Spain boasts over one hundred different types of cheese. Hard as it was, here is our selection of a few of its most emblematic cheeses…

Our first choice is Spain’s most internationally recognized cheese, Manchego. It hails from La Mancha region in central Spain. The region was also Don Quixote’s hometown and under Spanish Denominación de Origen regulations it can only be produced from sheep bred in this area. It is usually aged from two months (fresco – more mild flavour) to two years (Viejo – sharper taste). We recommend ordering some when you go for tapas.

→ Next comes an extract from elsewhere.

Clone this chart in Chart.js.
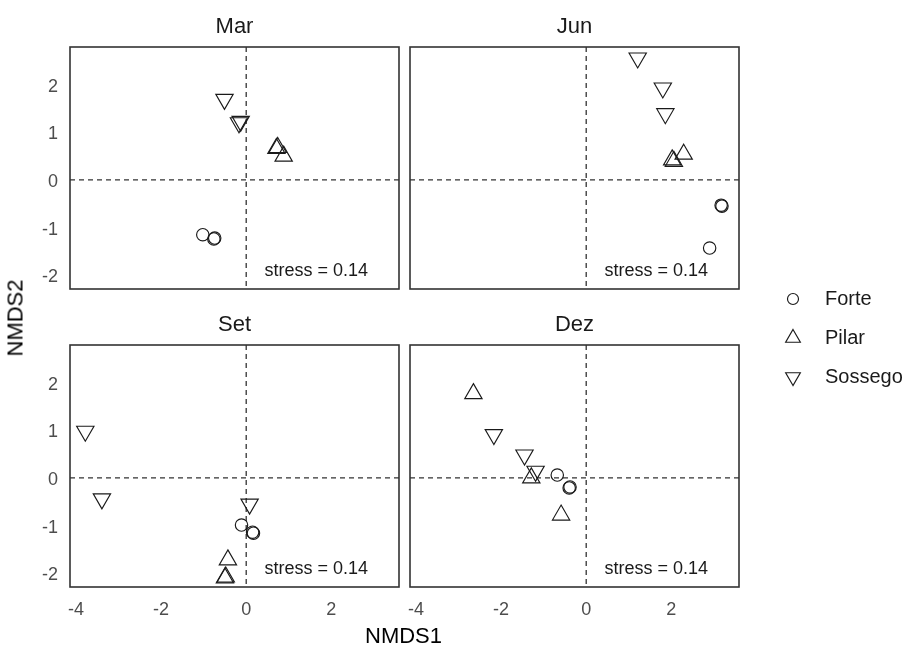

Idiazábal is another type of cheese made from sheep’s milk; this has a slightly smoked flavour. It is also under the Denominación de Origen and is produced in the Basque Country and Navarra. When it comes to cheese from Navarra, the most popular is without doubt Roncal. It became Spain’s first cheese under Denominación de Origen protection and has a sharp, almost buttery taste. Enjoy it as the locals do with a glass of red wine from Navarra.

For a stronger type of cheese, we propose Cabrales from Asturias. Similar to a blue cheese, Cabrales has a strong flavour and is made from a mixture of cow, goat and sheep milk.

If you prefer cheese with a lighter, creamier taste, opt for Tetilla. Native to Galicia, it is perfect to spread on bread or crackers and should be accompanied by white Albariño wine (also from Galicia). Torta del Casar is another type of cheese ideal to spread or dip. To enjoy it you should cut apart the upper crust of the cheese (as if it were the cover/lid) and spread the softer cheese inside onto the bread. Made from sheep's milk, its flavour is a bit stronger. For best results, we recommend you add chopped pieces of meat, caramelized onion and cook in the oven for approximately 15 minutes.

Though cheese is good to have on its own, it is great when you are able to add it to your favourite dishes. In this case, Mahón from the Balearic Islands is ideal. Made from cow’s milk, it is extremely versatile with a buttery and slightly salty taste.

Again, these are only a few examples of the many flavours that you will find during your trip. Remember, they are also great souvenirs (if you can stand the smell).